NCPA - National Center for Policy Analysis


July 14, 2009

New York State and City are caught in a downward spiral that the rest of the country should view as a warning, says Brian Anderson, editor of the Manhattan Institute's City Journal.  This vicious spiral isn't supernatural, but rather "tangible consequences of tangible mistakes and misfortunes."

The Wall Street meltdown has made apparent huge problems that were masked to some degree by the financial boom of recent years: 

  • State and local spending in New York, with its vast empire of government services and "progressive" programs, is a staggering $12,505 per capita, the second highest in the nation (after anomalous Alaska); and it keeps on rising, and will again this year, in the teeth of a terrible economic downturn.
  • Funding the spending has required prosperity stifling taxation; a 2007 Independent Budget Office study found that New York City's tax bite was 90 percent larger than the American big-city average.
  • The combined state and local tax burden in New York is the heaviest in the U.S., a major reason why upstate New York is now impoverished and bleeding population, says Anderson.

That the tax and spend regime could sustain itself at all, however, was due to Wall Street's success.  At the peak of the recent boom, the securities industry generated 20 percent of the state's tax revenues, and a larger proportion still of the city's tax haul, says Anderson.
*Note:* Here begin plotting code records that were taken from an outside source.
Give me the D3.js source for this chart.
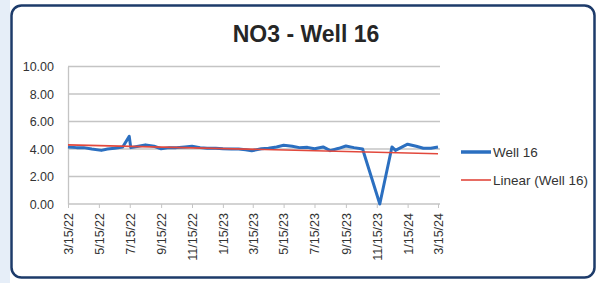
<!DOCTYPE html>
<html>
<head>
<meta charset="utf-8">
<script src="https://cdn.jsdelivr.net/npm/d3@7"></script>
<style>
  body { margin: 0; background: #fff; }
  svg { display: block; font-family: "Liberation Sans", Arial, sans-serif; }
</style>
</head>
<body>
<div id="chart"></div>
<script>
// sample dates and NO3 values
var sampleDates = ["2022-03-15","2022-04-01","2022-04-15","2022-05-01","2022-05-20","2022-06-01",
  "2022-06-15","2022-07-01","2022-07-14","2022-07-17","2022-08-01","2022-08-15","2022-09-01",
  "2022-09-15","2022-10-01","2022-10-15","2022-11-01","2022-11-15","2022-12-01","2022-12-15",
  "2023-01-01","2023-01-15","2023-02-01","2023-02-15","2023-03-01","2023-03-13","2023-04-01",
  "2023-04-15","2023-05-01","2023-05-15","2023-06-01","2023-06-15","2023-07-01","2023-07-15",
  "2023-08-01","2023-08-15","2023-09-01","2023-09-15","2023-10-01","2023-10-18","2023-11-21",
  "2023-12-15","2023-12-22","2024-01-15","2024-02-01","2024-02-15","2024-03-01","2024-03-15"];
var well16 = [4.15,4.1,4.1,4.0,3.9,4.0,
  4.05,4.15,4.92,4.1,4.2,4.3,4.2,
  4.02,4.1,4.1,4.15,4.2,4.1,4.05,
  4.05,4.02,4.0,4.0,3.95,3.87,4.02,
  4.05,4.15,4.27,4.2,4.1,4.12,4.02,
  4.15,3.88,4.05,4.22,4.1,4.0,0.0,
  4.15,3.9,4.35,4.2,4.05,4.05,4.15];
// linear trendline ends (start, end)
var trendDates = ["2022-03-15","2024-03-15"];
var trendValues = [4.3, 3.66];
var xTickDates = ["2022-03-15","2022-05-15","2022-07-15","2022-09-15","2022-11-15","2023-01-15",
  "2023-03-15","2023-05-15","2023-07-15","2023-09-15","2023-11-15","2024-01-15","2024-03-15"];
var xTickLabels = ["3/15/22","5/15/22","7/15/22","9/15/22","11/15/22","1/15/23","3/15/23",
  "5/15/23","7/15/23","9/15/23","11/15/23","1/15/24","3/15/24"];
var yTicks = [0, 2, 4, 6, 8, 10];
var seriesNames = ["Well 16", "Linear (Well 16)"];

(function() {
  var width = 597, height = 283;
  var parse = d3.timeParse("%Y-%m-%d");

  var svg = d3.select("#chart").append("svg")
      .attr("width", width)
      .attr("height", height);

  // scanned light edge on the left
  svg.append("rect").attr("x", 0).attr("y", 0).attr("width", 10).attr("height", height)
    .attr("fill", "#e6eef8");

  // chart frame
  svg.append("rect")
    .attr("x", 11.5).attr("y", 5.5)
    .attr("width", 583).attr("height", 272)
    .attr("rx", 10).attr("ry", 10)
    .attr("fill", "#fff")
    .attr("stroke", "#1d3b6a")
    .attr("stroke-width", 2.5);

  svg.append("text")
    .attr("x", 306).attr("y", 42)
    .attr("text-anchor", "middle")
    .attr("font-size", 23).attr("font-weight", "bold")
    .attr("fill", "#262626")
    .text("NO3 - Well 16");

  var x = d3.scaleTime()
      .domain([parse("2022-03-15"), parse("2024-03-15")])
      .range([68, 438]);
  var y = d3.scaleLinear().domain([0, 10]).range([204, 66.5]);
  var plotRight = 440;

  // gridlines
  svg.append("g").selectAll("line").data(yTicks.filter(function(d) { return d > 0; }))
    .enter().append("line")
    .attr("x1", 68).attr("x2", plotRight)
    .attr("y1", function(d) { return y(d); })
    .attr("y2", function(d) { return y(d); })
    .attr("stroke", "#c4c4c4").attr("stroke-width", 1.3);

  // y axis
  var yAxis = svg.append("g").attr("transform", "translate(68,0)")
    .call(d3.axisLeft(y).tickValues(yTicks).tickSize(0).tickPadding(14)
      .tickFormat(d3.format(".2f")));
  yAxis.select(".domain").attr("stroke", "#c4c4c4").attr("stroke-width", 1.3);
  yAxis.selectAll("text").attr("font-size", 12.5).attr("fill", "#333")
    .attr("font-family", "'Liberation Sans', Arial, sans-serif");

  // x axis
  var tickDates = xTickDates.map(parse);
  var xAxis = svg.append("g").attr("transform", "translate(0," + y(0) + ")")
    .call(d3.axisBottom(x).tickValues(tickDates).tickSize(4).tickSizeOuter(0)
      .tickFormat(function(d, i) { return xTickLabels[i]; }));
  xAxis.select(".domain").attr("d", "M68,0H" + plotRight)
    .attr("stroke", "#c4c4c4").attr("stroke-width", 1.3);
  xAxis.selectAll(".tick line").attr("stroke", "#c4c4c4");
  xAxis.selectAll("text")
    .attr("font-size", 12.5).attr("fill", "#333")
    .attr("font-family", "'Liberation Sans', Arial, sans-serif")
    .attr("transform", "rotate(-90)")
    .attr("text-anchor", "end")
    .attr("x", -9).attr("y", 0).attr("dy", "0.35em");

  var pts = sampleDates.map(function(d, i) { return { date: parse(d), v: well16[i] }; });
  var line = d3.line()
      .x(function(d) { return x(d.date); })
      .y(function(d) { return y(d.v); });

  svg.append("path").datum(pts)
    .attr("d", line)
    .attr("fill", "none")
    .attr("stroke", "#2b6fc0")
    .attr("stroke-width", 3)
    .attr("stroke-linejoin", "round");

  var trend = trendDates.map(function(d, i) { return { date: parse(d), v: trendValues[i] }; });
  svg.append("path").datum(trend)
    .attr("d", line)
    .attr("fill", "none")
    .attr("stroke", "#e2483c")
    .attr("stroke-width", 1.6);

  // legend
  var legendColors = ["#2b6fc0", "#e2483c"];
  var legendWidths = [3.5, 1.6];
  var legend = svg.append("g").selectAll("g").data(seriesNames).enter().append("g")
    .attr("transform", function(d, i) { return "translate(461," + (152 + i * 28) + ")"; });
  legend.append("line")
    .attr("x1", 0).attr("x2", 30)
    .attr("stroke", function(d, i) { return legendColors[i]; })
    .attr("stroke-width", function(d, i) { return legendWidths[i]; });
  legend.append("text")
    .attr("x", 32).attr("dy", "0.35em")
    .attr("font-size", 13.5).attr("fill", "#333")
    .text(function(d) { return d; });
})();
</script>
</body>
</html>
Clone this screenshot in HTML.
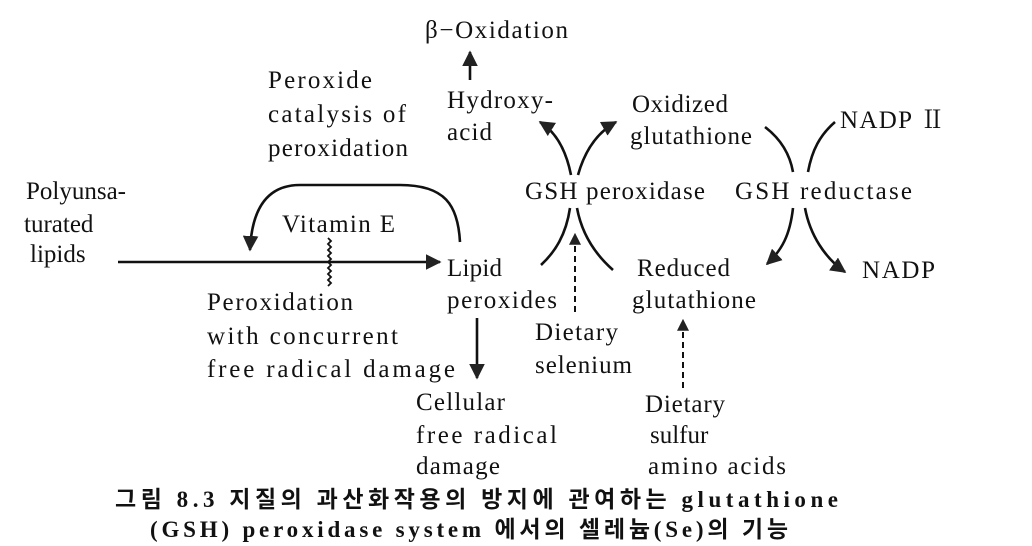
<!DOCTYPE html>
<html><head><meta charset="utf-8"><style>
html,body{margin:0;padding:0;background:#fff;}
svg{display:block;}
text{font-family:"Liberation Serif","Noto Serif CJK SC",serif;font-size:25px;fill:#111;}
.c{font-family:"Liberation Serif","Noto Sans CJK KR",serif;font-weight:bold;font-size:23px;}
</style></head><body>
<svg width="1032" height="546" viewBox="0 0 1032 546" xmlns="http://www.w3.org/2000/svg">
<defs>
<marker id="a" viewBox="0 0 10 10" refX="9" refY="5" markerWidth="6" markerHeight="6" orient="auto-start-reverse"><path d="M0,0 L10,5 L0,10 z" fill="#222"/></marker>
</defs>
<rect width="1032" height="546" fill="#fff"/>
<g stroke="#111" stroke-width="2.6" fill="none">
<path d="M470 80 L470 52" marker-end="url(#a)"/>
<path d="M118 262 L440 262" marker-end="url(#a)"/>
<path d="M328 238 l3 3 l-3 3 l3 3 l-3 3 l3 3 l-3 3 l3 3 l-3 3 l3 3 l-3 3 l3 3 l-3 3 l3 3 l-3 3 l3 3 l-3 3" stroke-width="1.8"/>
<path d="M460 242 C458 205 445 185 400 185 L300 185 C270 185 252 205 250 250" marker-end="url(#a)"/>
<path d="M477 318 L477 378" marker-end="url(#a)"/>
<path d="M571 175 C566 150 556 132 540 122" marker-end="url(#a)"/>
<path d="M578 175 C585 150 598 132 616 122" marker-end="url(#a)"/>
<path d="M570 208 C566 235 555 252 541 265"/>
<path d="M577 208 C582 235 596 255 613 270"/>
<path d="M575 312 L575 234" stroke-dasharray="6,4" stroke-width="2" marker-end="url(#a)"/>
<path d="M683 388 L683 320" stroke-dasharray="6,4" stroke-width="2" marker-end="url(#a)"/>
<path d="M765 127 C782 140 790 155 793 172"/>
<path d="M808 172 C812 150 820 135 835 122"/>
<path d="M793 208 C790 235 782 250 767 264" marker-end="url(#a)"/>
<path d="M805 208 C810 235 825 258 845 272" marker-end="url(#a)"/>
</g>
<text x="425" y="38" textLength="143" lengthAdjust="spacing">β−Oxidation</text>
<text x="268" y="88" textLength="104" lengthAdjust="spacing">Peroxide</text>
<text x="268" y="122" textLength="138" lengthAdjust="spacing">catalysis of</text>
<text x="268" y="156" textLength="140" lengthAdjust="spacing">peroxidation</text>
<text x="447" y="108" textLength="106" lengthAdjust="spacing">Hydroxy-</text>
<text x="447" y="140" textLength="45" lengthAdjust="spacing">acid</text>
<text x="632" y="112" textLength="96" lengthAdjust="spacing">Oxidized</text>
<text x="630" y="144" textLength="122" lengthAdjust="spacing">glutathione</text>
<text x="840" y="128" textLength="105" lengthAdjust="spacing">NADP Ⅱ</text>
<text x="525" y="199" textLength="180" lengthAdjust="spacing">GSH peroxidase</text>
<text x="735" y="199" textLength="177" lengthAdjust="spacing">GSH reductase</text>
<text x="26" y="199">Polyunsa-</text>
<text x="24" y="232">turated</text>
<text x="30" y="262">lipids</text>
<text x="282" y="232" textLength="113" lengthAdjust="spacing">Vitamin E</text>
<text x="447" y="276" textLength="55" lengthAdjust="spacing">Lipid</text>
<text x="447" y="308" textLength="110" lengthAdjust="spacing">peroxides</text>
<text x="637" y="276" textLength="93" lengthAdjust="spacing">Reduced</text>
<text x="632" y="308" textLength="124" lengthAdjust="spacing">glutathione</text>
<text x="862" y="278" textLength="73" lengthAdjust="spacing">NADP</text>
<text x="207" y="310" textLength="146" lengthAdjust="spacing">Peroxidation</text>
<text x="207" y="344" textLength="191" lengthAdjust="spacing">with concurrent</text>
<text x="207" y="377" textLength="248" lengthAdjust="spacing">free radical damage</text>
<text x="535" y="340" textLength="83" lengthAdjust="spacing">Dietary</text>
<text x="535" y="373" textLength="97" lengthAdjust="spacing">selenium</text>
<text x="416" y="410" textLength="89" lengthAdjust="spacing">Cellular</text>
<text x="416" y="443" textLength="141" lengthAdjust="spacing">free radical</text>
<text x="416" y="474" textLength="84" lengthAdjust="spacing">damage</text>
<text x="645" y="412" textLength="80" lengthAdjust="spacing">Dietary</text>
<text x="650" y="443">sulfur</text>
<text x="648" y="474" textLength="138" lengthAdjust="spacing">amino acids</text>
<text class="c" x="115" y="507" textLength="723" lengthAdjust="spacing">그림 8.3 지질의 과산화작용의 방지에 관여하는 glutathione</text>
<text class="c" x="150" y="537" textLength="638" lengthAdjust="spacing">(GSH) peroxidase system 에서의 셀레늄(Se)의 기능</text>
</svg>
</body></html>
Without supersize financial sector profits and bonuses to tax -- and nobody knows when or if Wall Street will come back -- New York's profligacy now means vertigo-inducing budget deficits and massive new taxes, says Anderson.

Always a recipe for decline, this liberal New York model is completely unaffordable in a post-Wall Street boom era.  New York needs a re-imagining of its future, explains Anderson.